Begin Stored data

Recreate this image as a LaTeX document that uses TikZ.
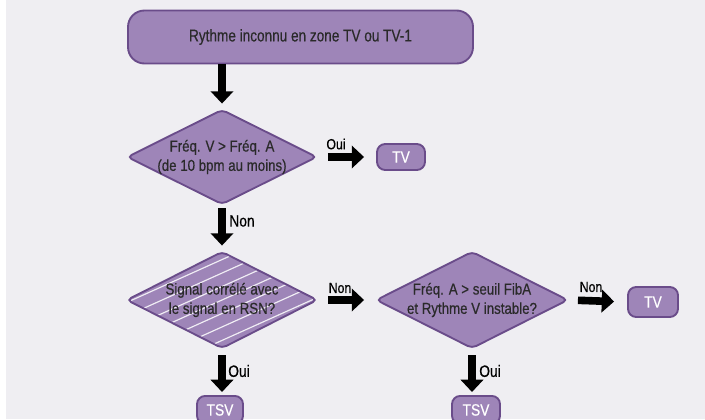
\documentclass[tikz,border=0pt]{standalone}
\usepackage{fontspec}
\setmainfont[FakeStretch=0.8, FakeBold=0.4]{Liberation Sans}
\newfontfamily\dfont[FakeStretch=0.84, FakeBold=0.5]{Liberation Sans}
\usetikzlibrary{shapes.geometric,arrows.meta,calc}
\definecolor{bg}{HTML}{EFEEF2}
\definecolor{pfill}{HTML}{9E85B8}
\definecolor{pdraw}{HTML}{6A4C8A}
\definecolor{txt}{HTML}{2A2A2A}
\tikzset{
  box/.style={draw=pdraw, fill=pfill, line width=1.6pt, rounded corners=7pt, inner sep=0pt},
  dia/.style={diamond, draw=pdraw, fill=pfill, line width=1.6pt, rounded corners=4pt, inner sep=0pt},
  dtext/.style={align=center, text=txt, font=\dfont\fontsize{13.5}{16.5}\selectfont},
  btext/.style={text=white, font=\dfont\fontsize{14}{16}\selectfont},
  lab/.style={text=black, font=\dfont\fontsize{12.5}{14}\selectfont, inner sep=0pt},
  labd/.style={text=black, font=\dfont\fontsize{14}{16}\selectfont, inner sep=0pt},
  bigarrow/.style={line width=6.5pt, -{Triangle[width=19pt,length=10.5pt]}},
}
\begin{document}
\begin{tikzpicture}[x=0.03cm,y=-0.03cm]
\fill[bg] (0,0) rectangle (705,419);
\fill[white] (0,0) rectangle (6,419);
\useasboundingbox (0,0) rectangle (705,419);
\clip (0,0) rectangle (705,419);

% top box
\node[box, rounded corners=14pt, minimum width=345*0.03cm, minimum height=53*0.03cm,
      text=txt, font=\fontsize{14.5}{16}\selectfont] (top) at (300.5,37) {Rythme inconnu en zone TV ou TV-1};

% diamonds
\node[dia, minimum width=190*0.03cm, minimum height=95*0.03cm] (d1) at (222,157) {};
\node[dtext] (d1t) at (d1) {Fréq. V > Fréq. A\\(de 10 bpm au moins)};

\node[dia, minimum width=191*0.03cm, minimum height=97*0.03cm,
  path picture={
    \foreach \k in {-9,...,9}
      \draw[white!85!pfill, line width=1pt] ([yshift=\k*11.5pt]path picture bounding box.center) ++(-200pt,-90pt) -- ++(400pt,180pt);
  }] (d2) at (222,300) {};
\node[dtext] (d2t) at (d2) {Signal corrélé avec\\le signal en RSN?};

\node[dia, minimum width=192*0.03cm, minimum height=97*0.03cm] (d3) at (472,300) {};
\node[dtext] (d3t) at (d3) {Fréq. A > seuil FibA\\et Rythme V instable?};

% result boxes
\node[box, minimum width=48*0.03cm, minimum height=26*0.03cm, btext] (tv1) at (401,157) {TV};
\node[box, minimum width=50*0.03cm, minimum height=30*0.03cm, btext] (tv2) at (653,302) {TV};
\node[box, minimum width=46*0.03cm, minimum height=28*0.03cm, btext, anchor=north] (tsv1) at (220,395) {TSV};
\node[box, minimum width=48*0.03cm, minimum height=28*0.03cm, btext, anchor=north] (tsv2) at (476,395) {TSV};

% arrows
\draw[bigarrow, shorten >=5*0.03cm] (d1.north |- top.south) -- (d1.north);
\draw[bigarrow, shorten <=10*0.03cm, shorten >=12*0.03cm] (d1.east) -- (tv1.west);
\draw[bigarrow, shorten <=3*0.03cm, shorten >=5*0.03cm] (d1.south) -- (d2.north);
\draw[bigarrow, shorten <=10*0.03cm, shorten >=11*0.03cm] (d2.east) -- (d3.west);
\draw[bigarrow, shorten <=9*0.03cm, shorten >=13*0.03cm] (d3.east) -- (tv2.west);
\draw[bigarrow, shorten <=6*0.03cm, shorten >=3*0.03cm] (d2.south) -- (d2.south |- tsv1.north);
\draw[bigarrow, shorten <=6*0.03cm, shorten >=3*0.03cm] (d3.south) -- (d3.south |- tsv2.north);

% labels
\node[lab] (l1) at (336,144) {Oui};
\node[labd] (l2) at (242,221) {Non};
\node[lab] (l3) at (340,288) {Non};
\node[lab] (l4) at (591,287) {Non};
\node[labd] (l5) at (239,371) {Oui};
\node[labd] (l6) at (490,371) {Oui};
\end{tikzpicture}
\end{document}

End Stored data

Copy the material exactly. Do not include the pictures.

▶ _Solution for this exercise_
Recreate this image as a LaTeX document that uses TikZ.
\documentclass[tikz,border=0pt]{standalone}
\usepackage{fontspec}
\setmainfont[FakeStretch=0.8, FakeBold=0.4]{Liberation Sans}
\newfontfamily\dfont[FakeStretch=0.84, FakeBold=0.5]{Liberation Sans}
\usetikzlibrary{shapes.geometric,arrows.meta,calc}
\definecolor{bg}{HTML}{EFEEF2}
\definecolor{pfill}{HTML}{9E85B8}
\definecolor{pdraw}{HTML}{6A4C8A}
\definecolor{txt}{HTML}{2A2A2A}
\tikzset{
  box/.style={draw=pdraw, fill=pfill, line width=1.6pt, rounded corners=7pt, inner sep=0pt},
  dia/.style={diamond, draw=pdraw, fill=pfill, line width=1.6pt, rounded corners=4pt, inner sep=0pt},
  dtext/.style={align=center, text=txt, font=\dfont\fontsize{13.5}{16.5}\selectfont},
  btext/.style={text=white, font=\dfont\fontsize{14}{16}\selectfont},
  lab/.style={text=black, font=\dfont\fontsize{12.5}{14}\selectfont, inner sep=0pt},
  labd/.style={text=black, font=\dfont\fontsize{14}{16}\selectfont, inner sep=0pt},
  bigarrow/.style={line width=6.5pt, -{Triangle[width=19pt,length=10.5pt]}},
}
\begin{document}
\begin{tikzpicture}[x=0.03cm,y=-0.03cm]
\fill[bg] (0,0) rectangle (705,419);
\fill[white] (0,0) rectangle (6,419);
\useasboundingbox (0,0) rectangle (705,419);
\clip (0,0) rectangle (705,419);

% top box
\node[box, rounded corners=14pt, minimum width=345*0.03cm, minimum height=53*0.03cm,
      text=txt, font=\fontsize{14.5}{16}\selectfont] (top) at (300.5,37) {Rythme inconnu en zone TV ou TV-1};

% diamonds
\node[dia, minimum width=190*0.03cm, minimum height=95*0.03cm] (d1) at (222,157) {};
\node[dtext] (d1t) at (d1) {Fréq. V > Fréq. A\\(de 10 bpm au moins)};

\node[dia, minimum width=191*0.03cm, minimum height=97*0.03cm,
  path picture={
    \foreach \k in {-9,...,9}
      \draw[white!85!pfill, line width=1pt] ([yshift=\k*11.5pt]path picture bounding box.center) ++(-200pt,-90pt) -- ++(400pt,180pt);
  }] (d2) at (222,300) {};
\node[dtext] (d2t) at (d2) {Signal corrélé avec\\le signal en RSN?};

\node[dia, minimum width=192*0.03cm, minimum height=97*0.03cm] (d3) at (472,300) {};
\node[dtext] (d3t) at (d3) {Fréq. A > seuil FibA\\et Rythme V instable?};

% result boxes
\node[box, minimum width=48*0.03cm, minimum height=26*0.03cm, btext] (tv1) at (401,157) {TV};
\node[box, minimum width=50*0.03cm, minimum height=30*0.03cm, btext] (tv2) at (653,302) {TV};
\node[box, minimum width=46*0.03cm, minimum height=28*0.03cm, btext, anchor=north] (tsv1) at (220,395) {TSV};
\node[box, minimum width=48*0.03cm, minimum height=28*0.03cm, btext, anchor=north] (tsv2) at (476,395) {TSV};

% arrows
\draw[bigarrow, shorten >=5*0.03cm] (d1.north |- top.south) -- (d1.north);
\draw[bigarrow, shorten <=10*0.03cm, shorten >=12*0.03cm] (d1.east) -- (tv1.west);
\draw[bigarrow, shorten <=3*0.03cm, shorten >=5*0.03cm] (d1.south) -- (d2.north);
\draw[bigarrow, shorten <=10*0.03cm, shorten >=11*0.03cm] (d2.east) -- (d3.west);
\draw[bigarrow, shorten <=9*0.03cm, shorten >=13*0.03cm] (d3.east) -- (tv2.west);
\draw[bigarrow, shorten <=6*0.03cm, shorten >=3*0.03cm] (d2.south) -- (d2.south |- tsv1.north);
\draw[bigarrow, shorten <=6*0.03cm, shorten >=3*0.03cm] (d3.south) -- (d3.south |- tsv2.north);

% labels
\node[lab] (l1) at (336,144) {Oui};
\node[labd] (l2) at (242,221) {Non};
\node[lab] (l3) at (340,288) {Non};
\node[lab] (l4) at (591,287) {Non};
\node[labd] (l5) at (239,371) {Oui};
\node[labd] (l6) at (490,371) {Oui};
\end{tikzpicture}
\end{document}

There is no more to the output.